Taxation and Regulatory Compliance

What Is Tax-Exempt Interest Income on FAFSA?

Learn how specific untaxed income, though not federally taxed, still impacts your student financial aid. Master reporting for an accurate aid assessment.

The Free Application for Federal Student Aid (FAFSA) serves as the primary gateway for students seeking federal financial assistance to pursue higher education. This application gathers comprehensive financial information from students and their families to assess their capacity to contribute to college costs. Accurate and complete reporting on the FAFSA is important for determining eligibility for various federal student aid programs. Understanding how different income types are considered by the FAFSA is a useful step in this process.

Understanding Tax-Exempt Interest Income

Tax-exempt interest income refers to earnings from certain investments that are not subject to federal income tax, and sometimes not state or local taxes either. The most common source of this income is municipal bonds, which are debt securities issued by state and local governments to fund public projects.
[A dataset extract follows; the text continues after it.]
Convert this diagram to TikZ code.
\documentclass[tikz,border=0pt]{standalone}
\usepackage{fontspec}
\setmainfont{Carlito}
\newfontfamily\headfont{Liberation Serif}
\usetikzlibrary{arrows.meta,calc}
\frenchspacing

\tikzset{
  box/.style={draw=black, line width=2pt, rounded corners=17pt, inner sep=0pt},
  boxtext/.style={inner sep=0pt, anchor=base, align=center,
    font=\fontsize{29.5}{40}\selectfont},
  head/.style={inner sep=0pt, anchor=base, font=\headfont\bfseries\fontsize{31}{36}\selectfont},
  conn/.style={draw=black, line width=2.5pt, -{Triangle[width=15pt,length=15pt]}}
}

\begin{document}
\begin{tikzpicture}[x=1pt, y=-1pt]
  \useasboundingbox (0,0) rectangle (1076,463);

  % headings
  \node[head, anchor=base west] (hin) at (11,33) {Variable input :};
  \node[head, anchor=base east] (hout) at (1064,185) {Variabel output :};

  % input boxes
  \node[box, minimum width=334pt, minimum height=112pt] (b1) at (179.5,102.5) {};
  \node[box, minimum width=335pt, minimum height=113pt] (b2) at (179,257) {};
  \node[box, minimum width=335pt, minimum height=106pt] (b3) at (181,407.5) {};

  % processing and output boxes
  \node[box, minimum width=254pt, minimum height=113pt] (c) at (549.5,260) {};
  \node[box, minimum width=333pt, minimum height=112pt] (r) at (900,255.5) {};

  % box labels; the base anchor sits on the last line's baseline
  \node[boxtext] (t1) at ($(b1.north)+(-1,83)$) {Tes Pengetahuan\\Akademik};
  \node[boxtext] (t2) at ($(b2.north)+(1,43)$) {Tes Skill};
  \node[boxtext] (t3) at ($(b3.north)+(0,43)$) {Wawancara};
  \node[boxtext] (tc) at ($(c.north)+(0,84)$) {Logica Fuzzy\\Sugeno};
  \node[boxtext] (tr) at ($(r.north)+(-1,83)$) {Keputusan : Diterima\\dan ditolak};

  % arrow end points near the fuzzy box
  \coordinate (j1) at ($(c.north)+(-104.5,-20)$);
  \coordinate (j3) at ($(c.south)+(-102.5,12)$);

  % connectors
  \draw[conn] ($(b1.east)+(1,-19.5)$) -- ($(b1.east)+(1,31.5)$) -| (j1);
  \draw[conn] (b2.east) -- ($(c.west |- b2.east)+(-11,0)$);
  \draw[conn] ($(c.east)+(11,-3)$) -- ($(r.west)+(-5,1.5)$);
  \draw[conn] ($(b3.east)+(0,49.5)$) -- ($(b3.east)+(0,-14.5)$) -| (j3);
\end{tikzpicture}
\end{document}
While these bonds offer investors interest that is generally free from federal taxation, and potentially state and local taxes if the bond is issued within the investor’s state of residence, this tax-exempt status applies to income tax, not necessarily to its inclusion in financial aid calculations.
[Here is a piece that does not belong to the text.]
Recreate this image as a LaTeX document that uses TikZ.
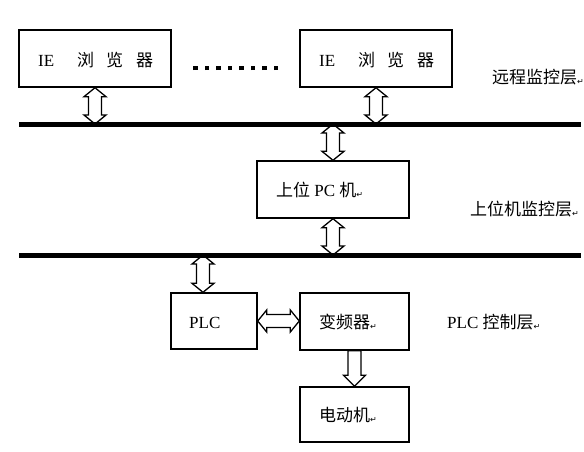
\documentclass[tikz,border=0pt]{standalone}
\usepackage{fontspec}
\setmainfont{Liberation Serif}
\newfontfamily\cjk{Noto Sans CJK SC}
\newfontfamily\dvs{DejaVu Sans}
\usetikzlibrary{calc}
\newcommand{\retmark}{{\fontsize{8}{8}\dvs\raisebox{-1pt}{↵}}}
\tikzset{
  box/.style={draw, line width=1.4pt, inner sep=0pt},
  lbl/.style={inner sep=0pt, font=\fontsize{17}{17}\selectfont, anchor=west},
  bus/.style={line width=5pt},
  harrow/.style={draw, line width=1.3pt, fill=white, line join=miter},
}
% vertical double hollow arrow between two named points
\newcommand{\vdarrow}[2]{%
  \path[harrow] let \p1=(#1), \p2=(#2) in
    (\x1,\y1) -- (\x1+11,\y1-9) -- (\x1+6.5,\y1-9) -- (\x1+6.5,\y2+9) -- (\x1+11,\y2+9)
    -- (\x1,\y2) -- (\x1-11,\y2+9) -- (\x1-6.5,\y2+9) -- (\x1-6.5,\y1-9) -- (\x1-11,\y1-9) -- cycle;}
% vertical single hollow arrow (down) between two named points
\newcommand{\vsarrow}[2]{%
  \path[harrow] let \p1=(#1), \p2=(#2) in
    (\x1+6.5,\y1) -- (\x1+6.5,\y2+11) -- (\x1+11,\y2+11)
    -- (\x1,\y2) -- (\x1-11,\y2+11) -- (\x1-6.5,\y2+11) -- (\x1-6.5,\y1) -- cycle;}
% horizontal double hollow arrow between two named points
\newcommand{\hdarrow}[2]{%
  \path[harrow] let \p1=(#1), \p2=(#2) in
    (\x1,\y1) -- (\x1+9,\y1+11) -- (\x1+9,\y1+6.5) -- (\x2-9,\y1+6.5) -- (\x2-9,\y1+11)
    -- (\x2,\y1) -- (\x2-9,\y1-11) -- (\x2-9,\y1-6.5) -- (\x1+9,\y1-6.5) -- (\x1+9,\y1-11) -- cycle;}
\begin{document}
\begin{tikzpicture}[x=1pt,y=-1pt]
\useasboundingbox (0,0) rectangle (584,451);
% boxes
\node[box, minimum width=152pt, minimum height=57pt] (ie1) at (95,58.5) {};
\node[lbl] (ie1t) at (38,60) {IE\hspace{23pt}{\cjk 浏\hspace{12pt}览\hspace{13pt}器}};
\node[box, minimum width=152pt, minimum height=57pt] (ie2) at (376,58.5) {};
\node[lbl] (ie2t) at (319,60) {IE\hspace{23pt}{\cjk 浏\hspace{12pt}览\hspace{13pt}器}};
\node[inner sep=0pt, anchor=west] (dots) at (193,68) {\rule{4.3pt}{4.3pt}\hspace{7.2pt}\rule{4.3pt}{4.3pt}\hspace{7.2pt}\rule{4.3pt}{4.3pt}\hspace{7.2pt}\rule{4.3pt}{4.3pt}\hspace{7.2pt}\rule{4.3pt}{4.3pt}\hspace{7.2pt}\rule{4.3pt}{4.3pt}\hspace{7.2pt}\rule{4.3pt}{4.3pt}\hspace{7.2pt}\rule{4.3pt}{4.3pt}};
\node[box, minimum width=152pt, minimum height=57pt] (pc) at (333,189.5) {};
\node[lbl] (pct) at (276,190) {{\cjk 上位} PC {\cjk 机}\retmark};
\node[box, minimum width=86pt, minimum height=56pt] (plc) at (214,321) {};
\node[lbl] (plct) at (189,323) {PLC};
\node[box, minimum width=109pt, minimum height=57pt] (vfd) at (354.5,321.5) {};
\node[lbl] (vfdt) at (319,322) {{\cjk 变频器}\retmark};
\node[box, minimum width=109pt, minimum height=55pt] (mot) at (354.5,414.5) {};
\node[lbl] (mott) at (319,415) {{\cjk 电动机}\retmark};
% layer labels
\node[lbl] (l1) at (492,77) {{\cjk 远程监控层}\retmark};
\node[lbl] (l2) at (470,209) {{\cjk 上位机监控层}\retmark};
\node[lbl] (l3) at (447,322) {PLC {\cjk 控制层}\retmark};
% bus coordinates
\coordinate (b1w) at (19,124);
\coordinate (b1e) at (581,124);
\coordinate (b2w) at (19,255);
\coordinate (b2e) at (581,255);
\coordinate (b1a) at (ie1.south |- b1w);
\coordinate (b1b) at (ie2.south |- b1w);
\coordinate (b1c) at (pc.north |- b1w);
\coordinate (b2c) at (pc.south |- b2w);
\coordinate (plctop) at ([xshift=-11pt]plc.north);
\coordinate (b2d) at (plctop |- b2w);
% arrows
\vdarrow{ie1.south}{b1a}
\vdarrow{ie2.south}{b1b}
\vdarrow{b1c}{pc.north}
\vdarrow{pc.south}{b2c}
\vdarrow{b2d}{plctop}
\hdarrow{plc.east}{vfd.west}
\vsarrow{vfd.south}{mot.north}
% buses
\draw[bus] (b1w) -- (b1e);
\draw[bus] (b2w) -- (b2e);
\end{tikzpicture}
\end{document}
It is important to understand that “tax-exempt” in this context refers specifically to federal income tax liability. Even though you do not pay federal income tax on this interest, the FAFSA considers it as part of your overall financial picture. This distinction is important because the FAFSA’s assessment of financial strength differs from the IRS’s determination of taxable income. Income from certain bond funds can also generate tax-exempt interest that must be reported.
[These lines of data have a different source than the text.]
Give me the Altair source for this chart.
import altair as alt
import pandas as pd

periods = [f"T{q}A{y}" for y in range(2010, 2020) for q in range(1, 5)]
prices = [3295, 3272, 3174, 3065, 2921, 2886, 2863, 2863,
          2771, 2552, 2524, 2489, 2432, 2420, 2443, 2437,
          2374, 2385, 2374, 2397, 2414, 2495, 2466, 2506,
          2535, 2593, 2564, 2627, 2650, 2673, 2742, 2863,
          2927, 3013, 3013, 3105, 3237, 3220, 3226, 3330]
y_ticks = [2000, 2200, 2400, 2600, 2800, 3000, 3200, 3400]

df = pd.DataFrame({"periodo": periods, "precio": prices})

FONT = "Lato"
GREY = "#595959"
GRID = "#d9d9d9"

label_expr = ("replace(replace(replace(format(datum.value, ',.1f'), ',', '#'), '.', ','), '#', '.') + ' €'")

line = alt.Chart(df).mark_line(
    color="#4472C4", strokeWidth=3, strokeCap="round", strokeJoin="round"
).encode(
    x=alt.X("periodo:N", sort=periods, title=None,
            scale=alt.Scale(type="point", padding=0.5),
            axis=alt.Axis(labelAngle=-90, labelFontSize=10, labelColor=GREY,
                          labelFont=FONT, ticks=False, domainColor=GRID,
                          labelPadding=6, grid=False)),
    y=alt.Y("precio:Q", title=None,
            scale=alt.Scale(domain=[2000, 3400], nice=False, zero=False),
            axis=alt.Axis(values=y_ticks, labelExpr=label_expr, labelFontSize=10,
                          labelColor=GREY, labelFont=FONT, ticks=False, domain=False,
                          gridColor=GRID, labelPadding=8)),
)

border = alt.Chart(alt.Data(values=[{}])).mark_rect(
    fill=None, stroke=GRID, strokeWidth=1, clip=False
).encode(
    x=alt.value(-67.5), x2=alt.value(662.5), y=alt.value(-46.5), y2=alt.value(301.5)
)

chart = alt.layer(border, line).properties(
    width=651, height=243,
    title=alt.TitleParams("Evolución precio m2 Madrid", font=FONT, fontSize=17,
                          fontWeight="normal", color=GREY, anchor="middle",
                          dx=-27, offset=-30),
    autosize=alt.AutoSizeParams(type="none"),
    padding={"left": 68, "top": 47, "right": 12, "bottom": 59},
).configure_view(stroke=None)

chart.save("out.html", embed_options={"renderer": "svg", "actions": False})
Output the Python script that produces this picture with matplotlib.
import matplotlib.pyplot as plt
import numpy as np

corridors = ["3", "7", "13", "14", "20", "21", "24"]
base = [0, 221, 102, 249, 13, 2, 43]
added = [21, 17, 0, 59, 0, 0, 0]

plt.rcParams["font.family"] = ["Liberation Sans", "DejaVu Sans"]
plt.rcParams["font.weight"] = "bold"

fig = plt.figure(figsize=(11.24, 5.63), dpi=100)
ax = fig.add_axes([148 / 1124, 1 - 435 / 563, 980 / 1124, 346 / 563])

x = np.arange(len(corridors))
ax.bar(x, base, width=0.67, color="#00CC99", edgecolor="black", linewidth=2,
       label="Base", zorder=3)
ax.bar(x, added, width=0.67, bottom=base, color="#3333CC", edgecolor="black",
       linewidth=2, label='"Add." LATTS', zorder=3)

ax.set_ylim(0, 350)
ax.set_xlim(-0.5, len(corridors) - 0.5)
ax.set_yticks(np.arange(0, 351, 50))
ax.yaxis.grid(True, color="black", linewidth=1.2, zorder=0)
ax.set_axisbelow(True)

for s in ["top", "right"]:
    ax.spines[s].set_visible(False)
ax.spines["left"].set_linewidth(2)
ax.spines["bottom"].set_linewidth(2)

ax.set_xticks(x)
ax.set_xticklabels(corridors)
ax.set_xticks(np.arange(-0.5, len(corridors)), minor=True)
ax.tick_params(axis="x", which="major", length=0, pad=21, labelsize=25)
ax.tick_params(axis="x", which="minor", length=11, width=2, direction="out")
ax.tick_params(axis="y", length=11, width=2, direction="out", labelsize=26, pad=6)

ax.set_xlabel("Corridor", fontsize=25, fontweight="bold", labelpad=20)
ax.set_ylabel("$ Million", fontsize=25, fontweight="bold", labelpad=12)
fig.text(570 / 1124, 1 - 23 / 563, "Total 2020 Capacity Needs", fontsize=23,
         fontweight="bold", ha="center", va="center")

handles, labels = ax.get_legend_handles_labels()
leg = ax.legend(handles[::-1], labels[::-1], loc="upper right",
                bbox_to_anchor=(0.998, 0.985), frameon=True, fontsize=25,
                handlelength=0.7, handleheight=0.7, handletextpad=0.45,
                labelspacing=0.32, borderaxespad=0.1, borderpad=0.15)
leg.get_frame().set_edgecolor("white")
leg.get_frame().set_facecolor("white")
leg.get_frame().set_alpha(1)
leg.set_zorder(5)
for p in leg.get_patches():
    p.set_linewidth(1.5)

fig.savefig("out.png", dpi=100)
Why This Income Matters for FAFSA

The FAFSA requires the reporting of tax-exempt interest income because it views this income as a component of a family’s total financial resources. Even though the Internal Revenue Service (IRS) may not tax this specific interest, the FAFSA’s purpose is to gauge a family’s ability to contribute to educational expenses, regardless of the income’s taxable status, ensuring a comprehensive picture of financial strength for fair and consistent aid determinations across all applicants.

By including tax-exempt interest, the FAFSA ensures that families with substantial untaxed earnings are assessed based on their complete financial standing. This inclusion helps in determining an equitable distribution of limited federal student aid resources.

Reporting Tax-Exempt Interest on Your FAFSA

To accurately report your tax-exempt interest income on the FAFSA, you will need to refer to your IRS Form 1040. The specific amount required is found on Line 2a, which is labeled “Tax-exempt interest.” This line on your federal income tax return consolidates all tax-exempt interest you received during the tax year, typically from sources like municipal bonds or tax-exempt bond funds.

Financial institutions often report tax-exempt interest to you on IRS Form 1099-INT, specifically in Box 8. For dividends from mutual funds that hold municipal bonds, the amount may appear in Box 12 of Form 1099-DIV. The total from these forms should reconcile to the figure on Line 2a of your Form 1040. When completing the FAFSA, you will locate the section for untaxed income and enter the exact amount from Form 1040, Line 2a, into the designated field. It is important to enter “0” if you had no tax-exempt interest income, rather than leaving the field blank.

How Tax-Exempt Interest Affects Financial Aid

Reported tax-exempt interest income directly influences the calculation of your Student Aid Index (SAI), which is the number colleges use to determine your eligibility for federal student aid. A higher SAI generally indicates a greater expected family contribution towards educational costs. This, in turn, can lead to a reduction in the amount of need-based financial aid a student may receive.

The FAFSA formula incorporates various financial inputs, including adjusted gross income and untaxed income, such as tax-exempt interest. A lower SAI suggests a higher financial need, potentially qualifying a student for more federal Pell Grants, Federal Work-Study, and subsidized student loans.